Unfortunately, rice noodles haven’t pleased him:
Paul, My husband doesn’t like rice noodles. We’ve tried several varieties and I have to admit, I don’t like them much either, but then, I’m not a pasta fanatic.
I’d rather have tomato sauce, known around here as gravy, over plain white rice — to him, it goes against the nature of all things holy.
Mamma mia! Tomato sauce over rice – we can do better than that.
Franco also misses his pasta:
Man, I miss carbonara, you can’t believe how difficult it is to not eat pasta as an italian! And nobody tell me rice noodles is a substitute!
We sympathize with these complaints because it took us a while to figure out how to make rice noodle dishes.
At first we struggled: some brands just didn’t taste good, and it was so easy to overcook the delicate noodles into a soft and mal-textured goo. But now that we know what we’re doing, we much prefer rice noodles to wheat. Now when we taste wheat noodles, they seem tough — we don’t miss them a bit.
I know it will be hard to persuade our Italian readers that rice noodles are better than wheat … but maybe we can help them enjoy their purgatory a bit better.
So, here it is: Cranky Grouch’s Spaghetti. Our best shot at winning over a skeptical Italian. (Franco, sorry, this one is Bolognese. Perhaps we’ll do a carbonara later.)
First, there are many different brands and different sizes of rice noodles. It took some searching, but we now have a favorite. It is a Thai brand:
We especially like this thickness: it cooks evenly but not too quickly. We use about one-third of a bag each time in order to serve four people.
There are a few tricks to cooking rice noodles. First, they cook very rapidly – much faster than wheat. And you want them al dente, a little chewy, not soft. So you have to be fast.
Bring a pot of water to a boil. When it is actively boiling, add the rice noodles. Cover briefly, until it returns to a boil. Then immediately take the lid off and use chopsticks or some other implement to stir and separate the noodles from each other.

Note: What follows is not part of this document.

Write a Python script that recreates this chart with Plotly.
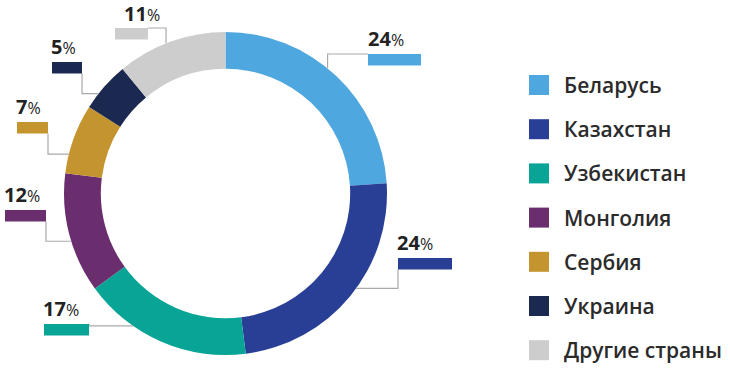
import math
import plotly.graph_objects as go

# ---- data ----
countries = ["Беларусь", "Казахстан", "Узбекистан", "Монголия", "Сербия", "Украина", "Другие страны"]
shares = [24, 24, 17, 12, 7, 5, 11]
colors = ["#4fa7df", "#283f95", "#08a597", "#6a2e6e", "#c4952f", "#1b2850", "#cdcdcd"]

# ---- layout helpers (pixel geometry of the canvas) ----
W, H = 730, 369
CX, CY, R = 225.5, 193.5, 161.5
HOLE = 0.772

# leader-line / label layout per slice
anchor_angle = [39.2, 126.0, 214.9, 252.8, 284.1, 308.2, 338.4]   # deg clockwise from top
bar_box = [(368, 54, 53), (398, 258, 54), (44, 324, 45), (5, 210, 41),
           (17, 122, 31), (52, 62, 30), (115, 28, 33)]             # left, top, width
BAR_H = 11.5
attach = [("left", "top"), ("left", "bottom"), ("right", "top"), ("right", "bottom"),
          ("right", "bottom"), ("right", "bottom"), ("right", "top")]
first_leg = ["v", "h", "h", "h", "h", "h", "v"]
label_dx = [1, 0, 0, 0, 0, 0, 10]
label_gap = [15.5, 15.5, 15.5, 15.5, 15.5, 15.5, 14.5]

LINE = "#a9a9a9"
TEXT = "#222222"


def px(x):
    return x / W


def py(y):
    return 1 - y / H


fig = go.Figure(go.Pie(
    labels=countries, values=shares, sort=False, direction="clockwise", rotation=0,
    hole=HOLE, textinfo="none", marker=dict(colors=colors, line=dict(width=0)),
    showlegend=False,
    domain=dict(x=[px(CX - R), px(CX + R)], y=[py(CY + R), py(CY - R)]),
))

shapes = []
annotations = []
for i, name in enumerate(countries):
    a = math.radians(anchor_angle[i])
    rx = CX + R * math.sin(a)
    ry = CY - R * math.cos(a)
    bx, by, bw = bar_box[i]
    ax = bx if attach[i][0] == "left" else bx + bw
    ay = by if attach[i][1] == "top" else by + BAR_H
    if first_leg[i] == "h":
        ex, ey = ax, ry
    else:
        ex, ey = rx, ay
    path = f"M {px(rx)} {py(ry)} L {px(ex)} {py(ey)} L {px(ax)} {py(ay)}"
    shapes.append(dict(type="path", path=path, xref="paper", yref="paper",
                       line=dict(color=LINE, width=1.2)))
    shapes.append(dict(type="rect", xref="paper", yref="paper",
                       x0=px(bx), x1=px(bx + bw), y0=py(by + BAR_H), y1=py(by),
                       fillcolor=colors[i], line=dict(width=0)))
    annotations.append(dict(
        x=px(bx + label_dx[i] - 2), y=py(by - label_gap[i]), xref="paper", yref="paper",
        xanchor="left", yanchor="middle", showarrow=False, borderpad=0,
        text=f"<b>{shares[i]}</b><span style='font-size:16px'>%</span>",
        font=dict(family="Open Sans", size=20, color=TEXT),
    ))

# legend (manual)
LEG_X, LEG_Y0, LEG_DY, SQ = 529, 85, 44.2, 20
for i, name in enumerate(countries):
    yc = LEG_Y0 + i * LEG_DY
    shapes.append(dict(type="rect", xref="paper", yref="paper",
                       x0=px(LEG_X), x1=px(LEG_X + SQ), y0=py(yc + SQ / 2), y1=py(yc - SQ / 2),
                       fillcolor=colors[i], line=dict(width=0)))
    annotations.append(dict(
        x=px(562), y=py(yc), xref="paper", yref="paper", xanchor="left", yanchor="middle",
        showarrow=False, text=name,
        font=dict(family="Open Sans", size=21, color="#2b2b2b", weight=600),
    ))

fig.update_layout(
    width=W, height=H, margin=dict(l=0, r=0, t=0, b=0),
    paper_bgcolor="white", plot_bgcolor="white",
    shapes=shapes, annotations=annotations,
)

fig.write_html("out.html", config={"displayModeBar": False},
               post_script="document.body.style.margin='0';")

Taste the noodles to judge when they are done. They should be chewy, neither soft nor crunchy. Cooking time varies with the thickness of the noodles, but for these it is about seven minutes.
As soon as they reach this al dente state, immediately empty the pot through a strainer, return the noodles to the pot, and cover them with cold water momentarily to cool the noodles and stop them from cooking further. Pour them through the strainer again.
Now transfer the noodles to a container – we use a wok – and add some olive oil. Coating the noodles in oil will prevent them from sticking together. Mix the oil and noodles thoroughly.
These oiled and cooked noodles are ready to eat, but can be stored in the refrigerator if you wish, and re-heated in a microwave for eating.
You can prepare the sauce simultaneously with the noodles. I’m sure everyone is familiar with how to make this sauce, so I’ll just share what we do.
We start by browning some ground beef. We find the natural fat from 80% ground beef provides just the right amount of oil, so we neither add extra cooking oil nor drain away the fats after cooking the beef.
We’ll also include some sweet Italian sausage, to vary the taste a little. We’ll be slicing the sausage into bite-sized chunks but we find that can be done just as easily after the sausage has cooked a little, so to speed things along we’re throwing the whole sausages into the beef along with some onion. We like to stir-fry the onion about 2 minutes before adding the sauce.
We use store-bought spaghetti sauce – in this case, a Trader Joe’s marinara sauce – which saves some time. At the same time we add the sauce, we start pulling out sausages and slicing them:
The partially cooked sausage slices are then returned to the pot to finish cooking. We also add salt and pepper at this point, and usually (but not tonight) spinach.
When the sauce ingredients are well cooked, we add some frozen pre-cooked peas.
We stop cooking about 2 minutes after adding the peas.
Now just put some of the rice noodles in a bowl and ladle sauce on top. The hot sauce will warm the rice noodles.
There you are! An easy spaghetti dinner that, we hope, will please even the Cranky Grouch.